◆ **Collected data**
_ _ _ _

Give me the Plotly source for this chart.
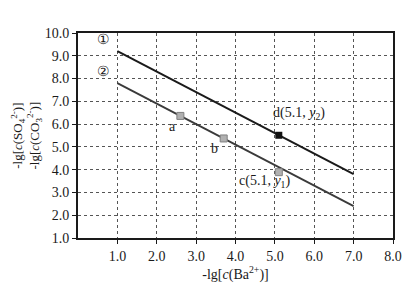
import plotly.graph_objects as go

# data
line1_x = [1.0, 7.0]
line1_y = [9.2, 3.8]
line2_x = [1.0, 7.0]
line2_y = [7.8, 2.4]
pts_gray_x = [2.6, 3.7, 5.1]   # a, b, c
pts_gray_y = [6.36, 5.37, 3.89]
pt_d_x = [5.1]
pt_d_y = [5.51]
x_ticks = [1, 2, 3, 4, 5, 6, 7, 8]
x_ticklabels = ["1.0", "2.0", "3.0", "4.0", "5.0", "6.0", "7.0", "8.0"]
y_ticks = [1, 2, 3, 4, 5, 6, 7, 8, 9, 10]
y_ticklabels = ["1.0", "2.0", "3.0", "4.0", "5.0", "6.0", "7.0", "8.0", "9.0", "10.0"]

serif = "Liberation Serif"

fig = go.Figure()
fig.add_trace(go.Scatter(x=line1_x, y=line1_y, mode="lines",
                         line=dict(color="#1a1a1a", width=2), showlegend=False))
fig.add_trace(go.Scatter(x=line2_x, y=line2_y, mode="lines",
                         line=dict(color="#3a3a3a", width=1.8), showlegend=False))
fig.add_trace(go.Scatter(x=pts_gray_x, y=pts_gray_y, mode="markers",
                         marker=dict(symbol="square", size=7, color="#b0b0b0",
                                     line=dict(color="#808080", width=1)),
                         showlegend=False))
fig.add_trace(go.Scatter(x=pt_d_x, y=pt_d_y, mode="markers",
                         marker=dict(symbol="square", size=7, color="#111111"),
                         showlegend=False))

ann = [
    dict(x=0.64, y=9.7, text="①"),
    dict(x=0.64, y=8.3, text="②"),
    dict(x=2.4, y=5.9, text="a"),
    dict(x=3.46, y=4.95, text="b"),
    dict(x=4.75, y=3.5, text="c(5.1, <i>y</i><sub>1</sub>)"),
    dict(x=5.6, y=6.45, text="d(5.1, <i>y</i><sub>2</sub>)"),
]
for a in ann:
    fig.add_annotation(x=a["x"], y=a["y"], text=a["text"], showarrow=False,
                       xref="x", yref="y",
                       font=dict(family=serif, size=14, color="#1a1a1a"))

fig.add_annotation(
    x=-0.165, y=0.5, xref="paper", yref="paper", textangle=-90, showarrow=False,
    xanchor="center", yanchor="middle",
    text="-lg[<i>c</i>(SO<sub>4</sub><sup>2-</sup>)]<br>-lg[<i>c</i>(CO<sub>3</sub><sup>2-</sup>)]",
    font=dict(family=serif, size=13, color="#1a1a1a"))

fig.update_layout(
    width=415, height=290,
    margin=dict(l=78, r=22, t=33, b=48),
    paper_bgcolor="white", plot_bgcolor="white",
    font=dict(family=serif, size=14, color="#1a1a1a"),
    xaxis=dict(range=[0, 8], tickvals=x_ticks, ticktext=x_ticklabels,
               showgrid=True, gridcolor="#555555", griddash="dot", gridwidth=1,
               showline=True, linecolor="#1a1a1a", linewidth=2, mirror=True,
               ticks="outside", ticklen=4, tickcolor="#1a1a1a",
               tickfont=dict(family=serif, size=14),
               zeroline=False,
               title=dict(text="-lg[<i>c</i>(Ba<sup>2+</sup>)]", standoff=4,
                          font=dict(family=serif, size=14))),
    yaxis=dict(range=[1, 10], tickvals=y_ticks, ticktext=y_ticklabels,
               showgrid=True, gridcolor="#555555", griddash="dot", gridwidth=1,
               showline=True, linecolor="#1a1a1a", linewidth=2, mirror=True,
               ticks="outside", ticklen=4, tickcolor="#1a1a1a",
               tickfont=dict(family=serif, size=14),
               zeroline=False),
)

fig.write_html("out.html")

_ _ _ _

◆ **Aim**
Set down the material exactly, every line of it, except for the pictures.

◆ **Result of this task**
Give me the Plotly source for this chart.
import plotly.graph_objects as go

# data
line1_x = [1.0, 7.0]
line1_y = [9.2, 3.8]
line2_x = [1.0, 7.0]
line2_y = [7.8, 2.4]
pts_gray_x = [2.6, 3.7, 5.1]   # a, b, c
pts_gray_y = [6.36, 5.37, 3.89]
pt_d_x = [5.1]
pt_d_y = [5.51]
x_ticks = [1, 2, 3, 4, 5, 6, 7, 8]
x_ticklabels = ["1.0", "2.0", "3.0", "4.0", "5.0", "6.0", "7.0", "8.0"]
y_ticks = [1, 2, 3, 4, 5, 6, 7, 8, 9, 10]
y_ticklabels = ["1.0", "2.0", "3.0", "4.0", "5.0", "6.0", "7.0", "8.0", "9.0", "10.0"]

serif = "Liberation Serif"

fig = go.Figure()
fig.add_trace(go.Scatter(x=line1_x, y=line1_y, mode="lines",
                         line=dict(color="#1a1a1a", width=2), showlegend=False))
fig.add_trace(go.Scatter(x=line2_x, y=line2_y, mode="lines",
                         line=dict(color="#3a3a3a", width=1.8), showlegend=False))
fig.add_trace(go.Scatter(x=pts_gray_x, y=pts_gray_y, mode="markers",
                         marker=dict(symbol="square", size=7, color="#b0b0b0",
                                     line=dict(color="#808080", width=1)),
                         showlegend=False))
fig.add_trace(go.Scatter(x=pt_d_x, y=pt_d_y, mode="markers",
                         marker=dict(symbol="square", size=7, color="#111111"),
                         showlegend=False))

ann = [
    dict(x=0.64, y=9.7, text="①"),
    dict(x=0.64, y=8.3, text="②"),
    dict(x=2.4, y=5.9, text="a"),
    dict(x=3.46, y=4.95, text="b"),
    dict(x=4.75, y=3.5, text="c(5.1, <i>y</i><sub>1</sub>)"),
    dict(x=5.6, y=6.45, text="d(5.1, <i>y</i><sub>2</sub>)"),
]
for a in ann:
    fig.add_annotation(x=a["x"], y=a["y"], text=a["text"], showarrow=False,
                       xref="x", yref="y",
                       font=dict(family=serif, size=14, color="#1a1a1a"))

fig.add_annotation(
    x=-0.165, y=0.5, xref="paper", yref="paper", textangle=-90, showarrow=False,
    xanchor="center", yanchor="middle",
    text="-lg[<i>c</i>(SO<sub>4</sub><sup>2-</sup>)]<br>-lg[<i>c</i>(CO<sub>3</sub><sup>2-</sup>)]",
    font=dict(family=serif, size=13, color="#1a1a1a"))

fig.update_layout(
    width=415, height=290,
    margin=dict(l=78, r=22, t=33, b=48),
    paper_bgcolor="white", plot_bgcolor="white",
    font=dict(family=serif, size=14, color="#1a1a1a"),
    xaxis=dict(range=[0, 8], tickvals=x_ticks, ticktext=x_ticklabels,
               showgrid=True, gridcolor="#555555", griddash="dot", gridwidth=1,
               showline=True, linecolor="#1a1a1a", linewidth=2, mirror=True,
               ticks="outside", ticklen=4, tickcolor="#1a1a1a",
               tickfont=dict(family=serif, size=14),
               zeroline=False,
               title=dict(text="-lg[<i>c</i>(Ba<sup>2+</sup>)]", standoff=4,
                          font=dict(family=serif, size=14))),
    yaxis=dict(range=[1, 10], tickvals=y_ticks, ticktext=y_ticklabels,
               showgrid=True, gridcolor="#555555", griddash="dot", gridwidth=1,
               showline=True, linecolor="#1a1a1a", linewidth=2, mirror=True,
               ticks="outside", ticklen=4, tickcolor="#1a1a1a",
               tickfont=dict(family=serif, size=14),
               zeroline=False),
)

fig.write_html("out.html")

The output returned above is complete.